Rule 5 of 24 · Chapter I — The Laws Beneath the Story
Write the rules down before you break them
Why this rule exists
A world carried entirely in your head will contradict itself, not because you are careless but because memory is a liar that smooths over inconvenient facts. The distance between two cities, the year of the old war, the exact price magic exacts, all of these drift unless they are written where you can be held to them. A rule you have recorded is a rule you can reason with, extend, and deliberately violate for effect; a rule you merely remember is a rule you will accidentally betray on a tired afternoon in chapter eleven. The notebook is not the world, but it is the fence that keeps the world honest.
In practice
Keep a plain reference, a document, a wiki, a stack of index cards, whatever you will actually maintain, and put in it every hard fact and firm rule the moment it hits the page. Record what you have committed to, not every daydream: the things a reader could later catch you contradicting. Note the limits especially, since those are the ones stories love to quietly erode.
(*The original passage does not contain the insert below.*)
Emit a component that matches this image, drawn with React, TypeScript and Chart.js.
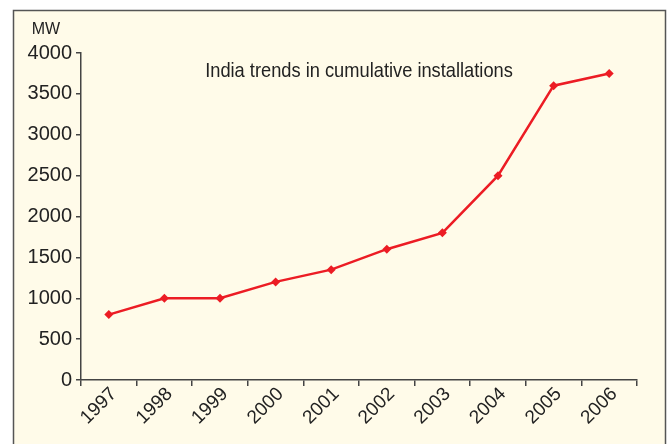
import React, { useEffect, useRef } from "react";
import { Chart, registerables } from "chart.js";

Chart.register(...registerables);

const years = ["1997", "1998", "1999", "2000", "2001", "2002", "2003", "2004", "2005", "2006"];
const installedMW = [800, 1000, 1000, 1200, 1350, 1600, 1800, 2500, 3600, 3750];
const chartTitle = "India trends in cumulative installations";
const unitLabel = "MW";

const FONT = "'Liberation Sans', Arial, sans-serif";

const framePlugin = {
  id: "frame",
  beforeDraw(chart: any) {
    const ctx = chart.ctx;
    ctx.save();
    ctx.fillStyle = "#ffffff";
    ctx.fillRect(0, 0, chart.width, chart.height);
    ctx.fillStyle = "#fffbe9";
    ctx.fillRect(13, 10, 653, chart.height);
    ctx.strokeStyle = "#555555";
    ctx.lineWidth = 1.5;
    ctx.beginPath();
    ctx.moveTo(13.5, chart.height + 5);
    ctx.lineTo(13.5, 10.5);
    ctx.lineTo(665.5, 10.5);
    ctx.lineTo(665.5, chart.height + 5);
    ctx.stroke();
    ctx.restore();
  },
  afterDraw(chart: any) {
    const ctx = chart.ctx;
    const area = chart.chartArea;
    ctx.save();
    ctx.fillStyle = "#222222";
    ctx.textAlign = "center";
    ctx.textBaseline = "middle";
    ctx.save();
    ctx.translate((area.left + area.right) / 2, 71);
    ctx.scale(0.87, 1);
    ctx.font = "21px " + FONT;
    ctx.fillText(chartTitle, 0, 0);
    ctx.restore();
    ctx.font = "16px " + FONT;
    ctx.fillText(unitLabel, 46, 30);
    ctx.restore();
  },
};

export default function App() {
  const ref = useRef<HTMLCanvasElement>(null);
  useEffect(() => {
    if (!ref.current) return;
    const chart = new Chart(ref.current, {
      type: "line",
      data: {
        labels: years,
        datasets: [
          {
            data: installedMW,
            borderColor: "#ec1c24",
            backgroundColor: "#ec1c24",
            borderWidth: 2.5,
            pointStyle: "rectRot",
            pointRadius: 4.5,
            pointBorderWidth: 0,
            tension: 0,
          },
        ],
      },
      options: {
        responsive: false,
        animation: false,
        layout: { padding: { top: 53, right: 33, left: 0, bottom: 0 } },
        plugins: { legend: { display: false }, tooltip: { enabled: false } },
        scales: {
          x: {
            offset: true,
            afterFit(scale: any) {
              scale.height = 64;
            },
            grid: {
              offset: true,
              drawOnChartArea: false,
              drawTicks: true,
              tickLength: 6,
              color: "#444444",
              lineWidth: 1.5,
            },
            border: { color: "#444444", width: 1.5 },
            ticks: {
              color: "#222222",
              font: { family: FONT, size: 19 },
              maxRotation: 45,
              minRotation: 45,
              padding: -3,
              labelOffset: 5,
            },
          },
          y: {
            min: 0,
            max: 4000,
            afterFit(scale: any) {
              scale.width = 81;
            },
            grid: {
              drawOnChartArea: false,
              drawTicks: true,
              tickLength: 5,
              color: "#444444",
              lineWidth: 1.5,
            },
            border: { color: "#444444", width: 1.5 },
            ticks: {
              stepSize: 500,
              color: "#222222",
              font: { family: FONT, size: 20 },
              padding: 4,
              callback: (v: any) => String(v),
            },
          },
        },
      },
      plugins: [framePlugin],
    });
    return () => chart.destroy();
  }, []);
  return (
    <div style={{ position: "absolute", left: 0, top: 0, width: 670, height: 444 }}>
      <canvas ref={ref} width={670} height={444} style={{ display: "block" }} />
    </div>
  );
}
Consult it before you introduce anything new, and when you choose to break a rule for a climax, break the written one on purpose, knowing exactly what you are spending. The goal is not a beautiful bible but a trustworthy one.
When it doesn't apply
Do not let the archive become the work; some writers world-build for years and never finish a story, mistaking the notebook for the novel. Much can also stay usefully undecided until a scene forces the question. Write down what you have shown or will need to keep straight, and leave the rest free.